1
votes

I have data, some of each includes nests columns (arrays of arrays of objects), saved as PARQUET in Spark 2.2.

Now I'm trying to access this data externally with presto and I get following exception when I'm trying to access any nested column.

com.facebook.presto.spi.PrestoException: Error opening Hive split hdfs://name-node/parquet_path/part-00023-8d4f14b1-a3f1-4055-b931-04838701048d-c000.snappy.parquet (offset=0, length=108289): parquet.io.PrimitiveColumnIO cannot be cast to parquet.io.GroupColumnIO
    at com.facebook.presto.hive.parquet.ParquetPageSourceFactory.createParquetPageSource(ParquetPageSourceFactory.java:220)
    at com.facebook.presto.hive.parquet.ParquetPageSourceFactory.createPageSource(ParquetPageSourceFactory.java:115)
    at com.facebook.presto.hive.HivePageSourceProvider.createHivePageSource(HivePageSourceProvider.java:157)
    at com.facebook.presto.hive.HivePageSourceProvider.createPageSource(HivePageSourceProvider.java:93)
    at com.facebook.presto.spi.connector.classloader.ClassLoaderSafeConnectorPageSourceProvider.createPageSource(ClassLoaderSafeConnectorPageSourceProvider.java:44)
    at com.facebook.presto.split.PageSourceManager.createPageSource(PageSourceManager.java:56)
    at com.facebook.presto.operator.TableScanOperator.getOutput(TableScanOperator.java:239)
    at com.facebook.presto.operator.Driver.processInternal(Driver.java:373)
    at com.facebook.presto.operator.Driver.lambda$processFor$8(Driver.java:282)
    at com.facebook.presto.operator.Driver.tryWithLock(Driver.java:672)
    at com.facebook.presto.operator.Driver.processFor(Driver.java:276)
    at com.facebook.presto.execution.SqlTaskExecution$DriverSplitRunner.processFor(SqlTaskExecution.java:973)
    at com.facebook.presto.execution.executor.PrioritizedSplitRunner.process(PrioritizedSplitRunner.java:162)
    at com.facebook.presto.execution.executor.TaskExecutor$TaskRunner.run(TaskExecutor.java:477)
    at java.util.concurrent.ThreadPoolExecutor.runWorker(ThreadPoolExecutor.java:1142)
    at java.util.concurrent.ThreadPoolExecutor$Worker.run(ThreadPoolExecutor.java:617)
    at java.lang.Thread.run(Thread.java:748)
 Caused by: java.lang.ClassCastException: parquet.io.PrimitiveColumnIO cannot be cast to parquet.io.GroupColumnIO
    at parquet.io.ColumnIOConverter.constructField(ColumnIOConverter.java:56)
    at parquet.io.ColumnIOConverter.constructField(ColumnIOConverter.java:90)
 at com.facebook.presto.hive.parquet.ParquetPageSource.<init>(ParquetPageSource.java:109)
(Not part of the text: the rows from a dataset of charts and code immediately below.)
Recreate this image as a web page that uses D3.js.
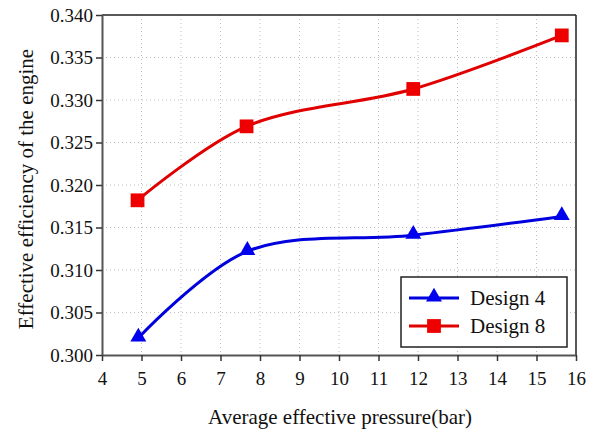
<!DOCTYPE html>
<html>
<head>
<meta charset="utf-8">
<script src="https://cdn.jsdelivr.net/npm/d3@7"></script>
<style>
  body { margin: 0; background: #fff; }
</style>
</head>
<body>
<div id="chart"></div>
<script>
// data
const pressure4 = [4.92, 7.68, 11.88, 15.64];
const design4 = [0.3020, 0.3122, 0.3141, 0.3163];
const pressure8 = [4.90, 7.66, 11.88, 15.64];
const design8 = [0.3182, 0.3269, 0.3313, 0.3376];
const xTicks = [4, 5, 6, 7, 8, 9, 10, 11, 12, 13, 14, 15, 16];
const yTicks = [0.300, 0.305, 0.310, 0.315, 0.320, 0.325, 0.330, 0.335, 0.340];
const seriesNames = ["Design 4", "Design 8"];

const serif = "Tinos, 'Nimbus Roman', 'Nimbus Roman No9 L', FreeSerif, 'Noto Serif', 'DejaVu Serif', 'Liberation Serif', serif";

let width = 598, height = 430;
let margin = {top: 15, right: 22, bottom: 75, left: 102};
let innerW = width - margin.left - margin.right,
    innerH = height - margin.top - margin.bottom;

let svg = d3.select("#chart").append("svg")
    .attr("width", width)
    .attr("height", height)
    .style("font-family", serif);

let g = svg.append("g")
    .attr("transform", "translate(" + margin.left + "," + margin.top + ")");

let x = d3.scaleLinear().domain([4, 16]).range([0, innerW]);
let y = d3.scaleLinear().domain([0.300, 0.340]).range([innerH, 0]);

// dotted grid
g.append("g").selectAll("line.vgrid")
    .data(xTicks.slice(1, -1))
    .enter().append("line")
    .attr("x1", d => x(d)).attr("x2", d => x(d))
    .attr("y1", 0).attr("y2", innerH)
    .style("stroke", "#bdbdbd").style("stroke-width", 1)
    .style("stroke-dasharray", "1,3");

g.append("g").selectAll("line.hgrid")
    .data(yTicks.slice(1, -1))
    .enter().append("line")
    .attr("x1", 0).attr("x2", innerW)
    .attr("y1", d => y(d)).attr("y2", d => y(d))
    .style("stroke", "#bdbdbd").style("stroke-width", 1)
    .style("stroke-dasharray", "1,3");

// frame: top and right
g.append("line").attr("x1", 0).attr("x2", innerW).attr("y1", 0).attr("y2", 0)
    .style("stroke", "#222").style("stroke-width", 1.5);
g.append("line").attr("x1", innerW).attr("x2", innerW).attr("y1", 0).attr("y2", innerH)
    .style("stroke", "#222").style("stroke-width", 1.5);

// axes
let xAxis = g.append("g")
    .attr("transform", "translate(0," + innerH + ")")
    .call(d3.axisBottom(x).tickValues(xTicks).tickSize(6).tickSizeOuter(0).tickPadding(11)
        .tickFormat(d3.format("d")));
let yAxis = g.append("g")
    .call(d3.axisLeft(y).tickValues(yTicks).tickSize(6).tickSizeOuter(0).tickPadding(3)
        .tickFormat(d3.format(".3f")));

[xAxis, yAxis].forEach(function (a) {
    a.attr("font-family", null).attr("font-size", null);
    a.select(".domain").style("stroke", "#555").style("stroke-width", 2);
    a.selectAll(".tick line").style("stroke", "#333").style("stroke-width", 1.5);
    a.selectAll("text").style("fill", "#111").style("font-size", "19px");
});

// axis titles
svg.append("text")
    .attr("x", 340)
    .attr("y", 424)
    .attr("text-anchor", "middle")
    .style("font-size", "21px")
    .style("fill", "#111")
    .text("Average effective pressure(bar)");

svg.append("text")
    .attr("transform", "translate(33," + 189 + ") rotate(-90)")
    .attr("text-anchor", "middle")
    .style("font-size", "21px")
    .style("fill", "#111")
    .text("Effective efficiency of the engine");

// lines
let line = d3.line()
    .x(d => x(d[0]))
    .y(d => y(d[1]))
    .curve(d3.curveCatmullRom.alpha(0.5));

let data4 = d3.zip(pressure4, design4);
let data8 = d3.zip(pressure8, design8);

g.append("path").datum(data4)
    .attr("d", line)
    .style("fill", "none").style("stroke", "#0000dd").style("stroke-width", 3);
g.append("path").datum(data8)
    .attr("d", line)
    .style("fill", "none").style("stroke", "#e00000").style("stroke-width", 3);

let tri = d3.symbol().type(d3.symbolTriangle).size(110);
let sq = d3.symbol().type(d3.symbolSquare).size(190);

g.selectAll("path.tri").data(data4).enter().append("path")
    .attr("class", "tri")
    .attr("d", tri)
    .attr("transform", d => "translate(" + x(d[0]) + "," + (y(d[1]) - 1) + ")")
    .style("fill", "#0000ee");
g.selectAll("path.sq").data(data8).enter().append("path")
    .attr("class", "sq")
    .attr("d", sq)
    .attr("transform", d => "translate(" + x(d[0]) + "," + y(d[1]) + ")")
    .style("fill", "#ee0000");

// legend
let legend = svg.append("g").attr("transform", "translate(401,277)");
legend.append("rect")
    .attr("width", 166).attr("height", 70)
    .style("fill", "#fff").style("stroke", "#222").style("stroke-width", 1.5);

let legendItems = [
    {name: seriesNames[0], color: "#0000dd", fill: "#0000ee", sym: tri, dy: 21},
    {name: seriesNames[1], color: "#e00000", fill: "#ee0000", sym: sq, dy: 49}
];
legendItems.forEach(function (d) {
    legend.append("line")
        .attr("x1", 8).attr("x2", 58).attr("y1", d.dy).attr("y2", d.dy)
        .style("stroke", d.color).style("stroke-width", 3);
    legend.append("path")
        .attr("d", d.sym)
        .attr("transform", "translate(33," + (d.dy - (d.sym === tri ? 1 : 0)) + ")")
        .style("fill", d.fill);
    legend.append("text")
        .attr("x", 69).attr("y", d.dy + 7)
        .style("font-size", "21px")
        .style("fill", "#111")
        .text(d.name);
});
</script>
</body>
</html>
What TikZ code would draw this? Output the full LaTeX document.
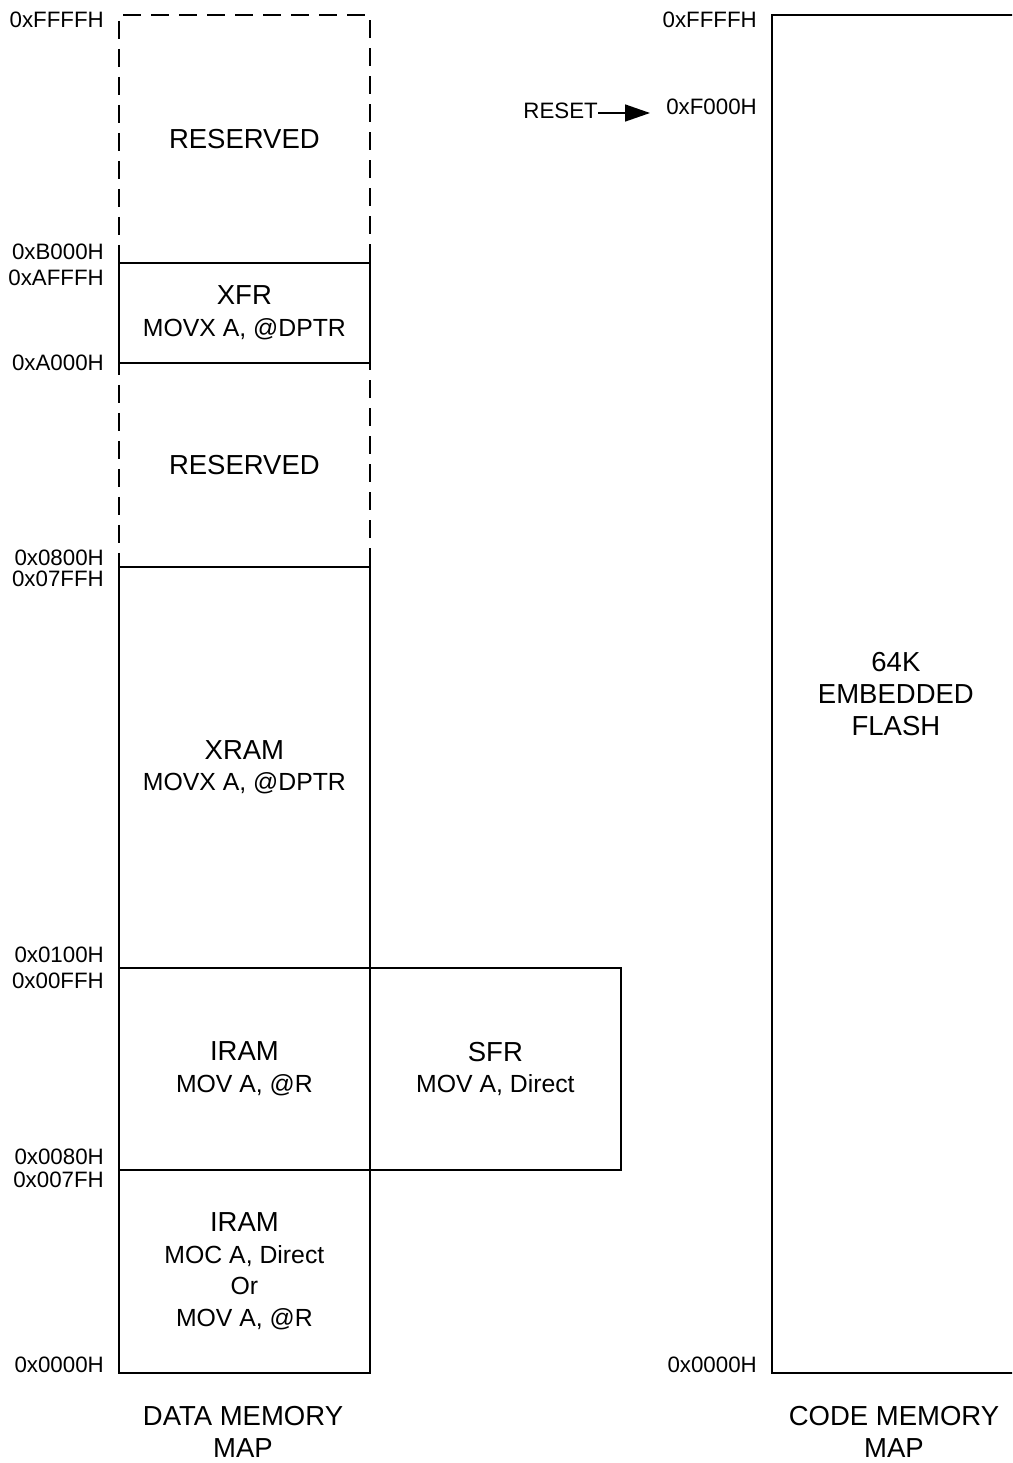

What is interesting that I'm able to query other non nested columns without any issues.

Create table looks like following:

CREATE TABLE hive.tests.table_name (
not_nested_field_1 BIGINT,
not_nested_field_2 BIGINT,
not_nested_field_3 BOOLEAN,
not_nested_field_4 DOUBLE,
not_nested_field_5 ARRAY(VARCHAR),
not_nested_field_5 ARRAY(ROW(
    nested_level0_field1 BOOLEAN,
    nested_level0_field2 BIGINT,
    nested_level0_field3 BIGINT,
    nested_level0_field4 ARRAY(ROW(
        nested_level1_field1 BOOLEAN,
        nested_level1_field2 BIGINT,
        nested_level1_field3 VARCHAR,
        nested_level1_field4 ARRAY(ROW(
            nested_level2_field1 VARCHAR,
            nested_level2_field2 VARCHAR,
            nested_level2_field3 ARRAY(ROW(
                nested_level3_field1 VARCHAR,
                nested_level3_field2 VARCHAR)))),
        nested_level1_field5 ARRAY(ROW(
            nested_level2_field4 BIGINT,
            nested_level2_field5 BIGINT,
            nested_level2_field6 ARRAY(ROW(
                nested_level3_field3 VARCHAR,
                nested_level3_field4 VARCHAR)))))))))
WITH (
  format = 'PARQUET',
  external_location = 'hdfs://name-node/parquet_path/'
);

Using presto version 0.208, using local Hive metastore for creating external tables.

Any help would be appreciated :)

1

1 Answers

6
votes

The issue was resolved with hive.parquet.use-column-names=true property defined in catalog/hive.properties

By default presto will use column indexes to access data so need define explicitly this property so it will use column names in parquet as defined in CREATE TABLE.